Budapest is preparing for the European Memorial Day of the Victims of Totalitarian Regimes. Representatives of the Members States of the European Union are to attend a conference in the Hungarian capital on Wednesday, 23 August. The host of the Memorial Day is Deputy Prime Minister, Minister of Public Administration and Justice Dr Tibor Navracsics. Member States of the EU will be represented by justice ministers and state secretaries.
The official state commemorative service will begin at 9.00 a.m. outside the House of Terror Museum which will be followed by joint candle lighting in memory of the victims of totalitarian regimes. The venue is symbolic; the Hungarian House of Terror Museum is one of Europe’s most dramatic museums. Its permanent exhibition is designed to process the terror of the totalitarian dictatorships experienced by Hungary, Nazism and communism. The museum operates in a building at Andrássy út 60. where prisoners were tortured and interrogated during the years of communist terror.
After the commemorative service held outside the House of Terror Museum, Tibor Navracsics will welcome the ministers and state secretaries arriving at the Parliament Building. This will be followed by a conference organised under the title Facing the Past that deals with the issues of the Memorial Day.
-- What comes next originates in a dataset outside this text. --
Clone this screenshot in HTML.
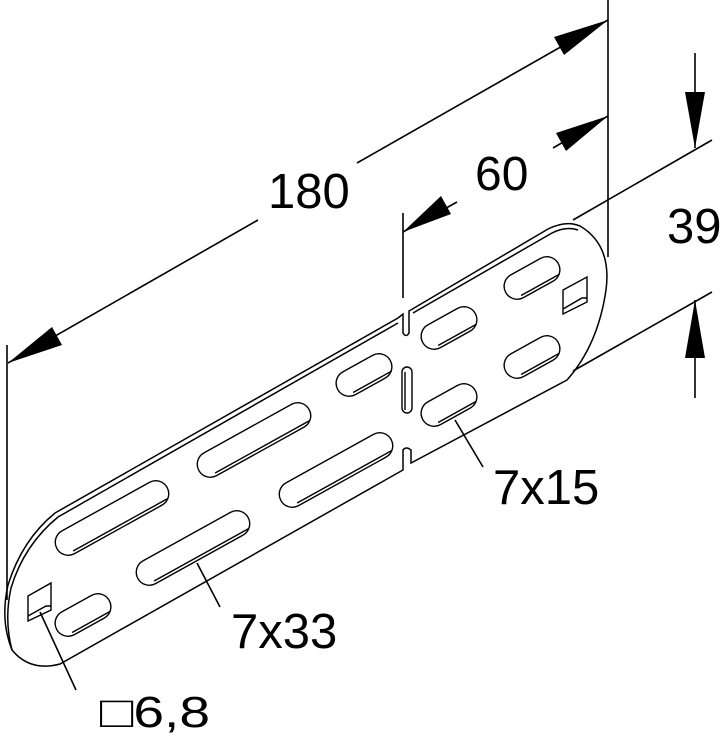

The opening speech will be delivered by President of the Republic János Áder; the representatives of all attending countries will speak at the event. At the conference, the attending European memory institutes will sign a joint declaration in which they will confirm their determination to create an institute to house a joint exhibition that introduces the history of Europe in the 20th century.
The Memorial Day came into being in the wake of a joint Hungarian-Lithuanian-Polish initiative; the Justice Ministers of the EU Member States approved the Council conclusions commemorating the victims of crimes committed by totalitarian regimes at a conference held in Luxembourg, in June 2011, during Hungary’s EU Presidency. They appointed 23 August as the memorial day for a joint European commemoration because this was the day on which the foreign ministers of the Soviet and German empires signed the document, that later became known as the Molotov-Ribbentrop Pact, as a secret clause attached to the German-Soviet treaty of non-aggression, in 1939. In this, they agreed on the division of Europe’s eastern regions into interest spheres.
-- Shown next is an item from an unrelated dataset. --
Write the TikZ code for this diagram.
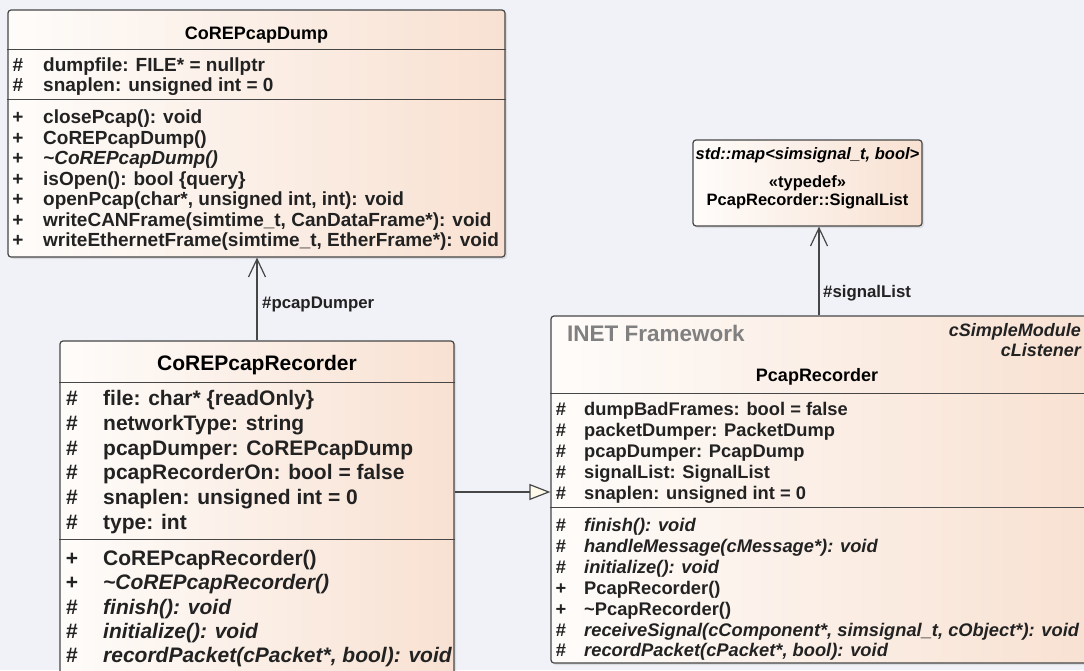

In his opening speech, Václav Havel, former Czech head of state (1993-2003), too, underlined the significance of commemoration at the international conference European Conscience and Communism held in Prague in June 2008 when he declared, „Europe bears extraordinary responsibility for Nazism and communism, the two totalitarian regimes that were born and conceived on this continent”.
The first commemoration was held in August 2011, in Warsaw, during Poland’s EU Presidency. In his speech, Tibor Navracsics, one of the initiators of the Memorial Day, said at the time that that we need a Europe that is based on common values. He mentioned the culture of democracy, constitutionality and open society as the main core values. He stressed that we must help the countries that are fighting against totalitarianism also today. According to the Deputy Prime Minister, we need a memorial day for the commemoration of the victims of totalitarian regimes so that the horrors of the past may never happen again. He stressed that democracy is opposed to all totalitarian regimes.